▶ _Exercise objective_: Return precisely the span of lines from the top of the material below to the line containing "Chart.register(...registerables);", both included. Pictures are excluded.

-- START OF Material provided --

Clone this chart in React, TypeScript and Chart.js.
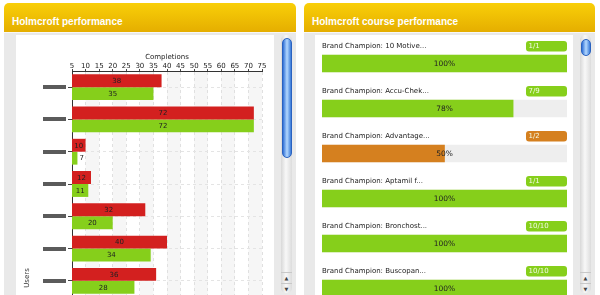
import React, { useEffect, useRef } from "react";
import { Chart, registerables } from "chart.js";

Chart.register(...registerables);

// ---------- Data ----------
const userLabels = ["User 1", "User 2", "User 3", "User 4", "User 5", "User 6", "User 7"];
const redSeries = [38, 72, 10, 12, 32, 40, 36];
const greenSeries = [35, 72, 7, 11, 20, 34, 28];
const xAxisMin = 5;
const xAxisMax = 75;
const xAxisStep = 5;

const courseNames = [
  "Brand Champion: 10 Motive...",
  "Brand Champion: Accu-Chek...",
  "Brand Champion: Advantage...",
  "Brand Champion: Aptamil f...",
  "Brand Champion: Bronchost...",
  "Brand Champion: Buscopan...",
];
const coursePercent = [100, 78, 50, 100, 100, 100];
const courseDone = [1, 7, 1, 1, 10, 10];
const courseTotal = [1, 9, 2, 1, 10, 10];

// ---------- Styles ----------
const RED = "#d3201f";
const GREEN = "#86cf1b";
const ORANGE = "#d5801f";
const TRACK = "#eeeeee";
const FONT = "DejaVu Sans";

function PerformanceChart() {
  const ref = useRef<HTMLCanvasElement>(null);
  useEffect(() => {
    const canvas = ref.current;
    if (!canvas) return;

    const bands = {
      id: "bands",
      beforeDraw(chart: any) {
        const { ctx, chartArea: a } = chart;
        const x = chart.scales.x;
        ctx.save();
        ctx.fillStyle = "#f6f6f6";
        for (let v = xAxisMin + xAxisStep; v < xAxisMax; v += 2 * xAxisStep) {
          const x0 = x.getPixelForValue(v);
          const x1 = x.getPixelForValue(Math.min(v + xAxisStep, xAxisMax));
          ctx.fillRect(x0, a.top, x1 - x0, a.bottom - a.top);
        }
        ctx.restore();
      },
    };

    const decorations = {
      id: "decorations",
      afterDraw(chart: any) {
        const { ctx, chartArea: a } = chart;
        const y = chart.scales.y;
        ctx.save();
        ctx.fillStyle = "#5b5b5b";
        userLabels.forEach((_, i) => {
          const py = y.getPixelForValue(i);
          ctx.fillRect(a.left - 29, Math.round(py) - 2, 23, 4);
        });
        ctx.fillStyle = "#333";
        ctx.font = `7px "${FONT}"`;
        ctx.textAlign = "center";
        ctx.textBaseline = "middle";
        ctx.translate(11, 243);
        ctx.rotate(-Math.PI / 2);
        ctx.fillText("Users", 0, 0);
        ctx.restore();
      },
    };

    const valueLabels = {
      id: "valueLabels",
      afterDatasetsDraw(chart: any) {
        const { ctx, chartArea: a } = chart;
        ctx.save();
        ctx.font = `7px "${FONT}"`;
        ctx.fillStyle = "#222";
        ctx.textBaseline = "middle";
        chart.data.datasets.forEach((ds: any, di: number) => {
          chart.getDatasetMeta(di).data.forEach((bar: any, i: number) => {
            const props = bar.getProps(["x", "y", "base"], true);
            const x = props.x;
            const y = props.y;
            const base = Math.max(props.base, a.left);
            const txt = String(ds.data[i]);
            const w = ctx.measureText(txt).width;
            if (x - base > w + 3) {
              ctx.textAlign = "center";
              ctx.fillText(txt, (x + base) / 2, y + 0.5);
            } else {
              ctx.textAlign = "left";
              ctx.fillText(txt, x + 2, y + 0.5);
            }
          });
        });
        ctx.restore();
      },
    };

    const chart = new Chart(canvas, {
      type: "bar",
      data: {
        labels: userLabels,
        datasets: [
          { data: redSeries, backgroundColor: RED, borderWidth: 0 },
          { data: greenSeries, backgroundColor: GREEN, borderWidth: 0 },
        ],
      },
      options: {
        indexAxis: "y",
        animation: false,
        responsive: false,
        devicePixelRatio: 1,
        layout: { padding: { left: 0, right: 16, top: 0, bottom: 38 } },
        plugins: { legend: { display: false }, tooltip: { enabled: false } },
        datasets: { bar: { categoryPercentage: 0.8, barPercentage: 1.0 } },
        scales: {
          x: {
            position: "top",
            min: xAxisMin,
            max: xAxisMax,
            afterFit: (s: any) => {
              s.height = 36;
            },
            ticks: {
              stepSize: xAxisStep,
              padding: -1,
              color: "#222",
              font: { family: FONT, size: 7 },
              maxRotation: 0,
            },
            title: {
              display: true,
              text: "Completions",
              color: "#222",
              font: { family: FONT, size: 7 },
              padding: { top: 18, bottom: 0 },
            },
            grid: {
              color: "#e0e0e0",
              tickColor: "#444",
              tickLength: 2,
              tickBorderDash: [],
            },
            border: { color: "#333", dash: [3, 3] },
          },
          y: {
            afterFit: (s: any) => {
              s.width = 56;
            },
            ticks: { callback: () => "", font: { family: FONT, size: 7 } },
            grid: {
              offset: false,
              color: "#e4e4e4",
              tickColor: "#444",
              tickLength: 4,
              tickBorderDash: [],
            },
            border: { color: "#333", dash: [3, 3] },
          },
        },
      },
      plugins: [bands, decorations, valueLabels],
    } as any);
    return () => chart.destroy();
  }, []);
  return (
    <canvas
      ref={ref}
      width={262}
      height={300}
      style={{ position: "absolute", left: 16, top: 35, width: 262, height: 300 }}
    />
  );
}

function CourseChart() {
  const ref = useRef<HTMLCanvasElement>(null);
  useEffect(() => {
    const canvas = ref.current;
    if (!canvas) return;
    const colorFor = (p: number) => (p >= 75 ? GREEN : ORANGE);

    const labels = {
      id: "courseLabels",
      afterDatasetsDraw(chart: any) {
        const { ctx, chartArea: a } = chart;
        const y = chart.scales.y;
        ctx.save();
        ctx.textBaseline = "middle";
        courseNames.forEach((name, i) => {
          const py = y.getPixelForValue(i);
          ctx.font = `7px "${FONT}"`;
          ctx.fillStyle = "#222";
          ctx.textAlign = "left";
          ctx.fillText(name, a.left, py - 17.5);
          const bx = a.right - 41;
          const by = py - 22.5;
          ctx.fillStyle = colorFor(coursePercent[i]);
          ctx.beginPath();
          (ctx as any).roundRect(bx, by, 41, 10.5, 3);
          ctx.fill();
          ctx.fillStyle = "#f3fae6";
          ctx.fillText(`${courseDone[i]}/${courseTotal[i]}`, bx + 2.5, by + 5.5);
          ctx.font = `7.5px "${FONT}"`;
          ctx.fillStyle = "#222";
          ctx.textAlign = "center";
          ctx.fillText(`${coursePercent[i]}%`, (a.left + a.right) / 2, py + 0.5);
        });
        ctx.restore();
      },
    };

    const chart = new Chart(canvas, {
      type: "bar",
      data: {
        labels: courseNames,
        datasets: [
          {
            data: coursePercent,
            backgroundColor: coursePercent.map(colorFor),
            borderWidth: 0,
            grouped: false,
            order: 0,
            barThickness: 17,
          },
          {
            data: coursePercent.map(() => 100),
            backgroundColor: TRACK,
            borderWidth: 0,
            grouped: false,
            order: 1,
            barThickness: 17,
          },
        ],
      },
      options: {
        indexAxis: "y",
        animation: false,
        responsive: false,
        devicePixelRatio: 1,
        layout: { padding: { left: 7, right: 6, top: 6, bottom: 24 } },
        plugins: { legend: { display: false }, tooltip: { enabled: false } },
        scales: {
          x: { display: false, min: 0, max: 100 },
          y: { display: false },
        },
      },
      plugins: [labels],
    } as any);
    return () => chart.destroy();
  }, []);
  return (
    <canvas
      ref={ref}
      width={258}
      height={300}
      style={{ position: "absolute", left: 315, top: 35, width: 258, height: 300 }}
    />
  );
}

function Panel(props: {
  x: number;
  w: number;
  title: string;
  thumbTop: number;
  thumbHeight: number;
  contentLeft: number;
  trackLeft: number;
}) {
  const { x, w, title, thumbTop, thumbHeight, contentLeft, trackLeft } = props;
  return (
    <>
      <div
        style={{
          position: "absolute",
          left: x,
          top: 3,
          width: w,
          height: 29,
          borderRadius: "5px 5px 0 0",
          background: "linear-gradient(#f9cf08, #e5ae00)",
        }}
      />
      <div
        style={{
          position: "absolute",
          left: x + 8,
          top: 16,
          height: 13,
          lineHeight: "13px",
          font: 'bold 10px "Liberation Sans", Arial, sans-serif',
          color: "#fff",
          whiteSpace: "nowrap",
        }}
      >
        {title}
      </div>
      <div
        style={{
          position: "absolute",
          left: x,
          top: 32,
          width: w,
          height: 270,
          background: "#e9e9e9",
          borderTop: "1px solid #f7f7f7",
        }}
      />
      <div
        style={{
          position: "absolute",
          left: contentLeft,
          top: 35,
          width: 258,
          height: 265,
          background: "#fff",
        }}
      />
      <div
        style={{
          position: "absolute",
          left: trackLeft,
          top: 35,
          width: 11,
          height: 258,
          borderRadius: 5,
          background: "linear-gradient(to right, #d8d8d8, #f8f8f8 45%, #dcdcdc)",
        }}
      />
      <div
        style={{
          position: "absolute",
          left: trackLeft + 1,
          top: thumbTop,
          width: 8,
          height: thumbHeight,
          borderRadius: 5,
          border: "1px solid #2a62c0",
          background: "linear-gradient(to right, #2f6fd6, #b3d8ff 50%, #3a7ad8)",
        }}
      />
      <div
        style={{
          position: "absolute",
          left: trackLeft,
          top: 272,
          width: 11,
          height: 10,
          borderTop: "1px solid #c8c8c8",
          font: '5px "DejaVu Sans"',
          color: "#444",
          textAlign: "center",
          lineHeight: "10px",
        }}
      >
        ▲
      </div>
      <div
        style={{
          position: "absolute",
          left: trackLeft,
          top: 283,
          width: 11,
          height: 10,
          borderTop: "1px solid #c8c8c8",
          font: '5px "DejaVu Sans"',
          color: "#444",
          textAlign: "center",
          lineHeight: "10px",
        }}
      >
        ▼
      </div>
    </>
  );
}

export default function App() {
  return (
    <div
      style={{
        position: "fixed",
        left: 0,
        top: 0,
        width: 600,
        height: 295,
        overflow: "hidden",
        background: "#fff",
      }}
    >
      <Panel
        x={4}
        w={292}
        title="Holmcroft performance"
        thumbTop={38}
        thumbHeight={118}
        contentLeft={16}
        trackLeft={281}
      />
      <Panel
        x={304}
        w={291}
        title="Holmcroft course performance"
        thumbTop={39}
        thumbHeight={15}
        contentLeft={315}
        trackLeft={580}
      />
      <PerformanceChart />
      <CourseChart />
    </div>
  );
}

-- END OF Material provided --

▶ _Answer below_:
Clone this chart in React, TypeScript and Chart.js.
import React, { useEffect, useRef } from "react";
import { Chart, registerables } from "chart.js";

Chart.register(...registerables);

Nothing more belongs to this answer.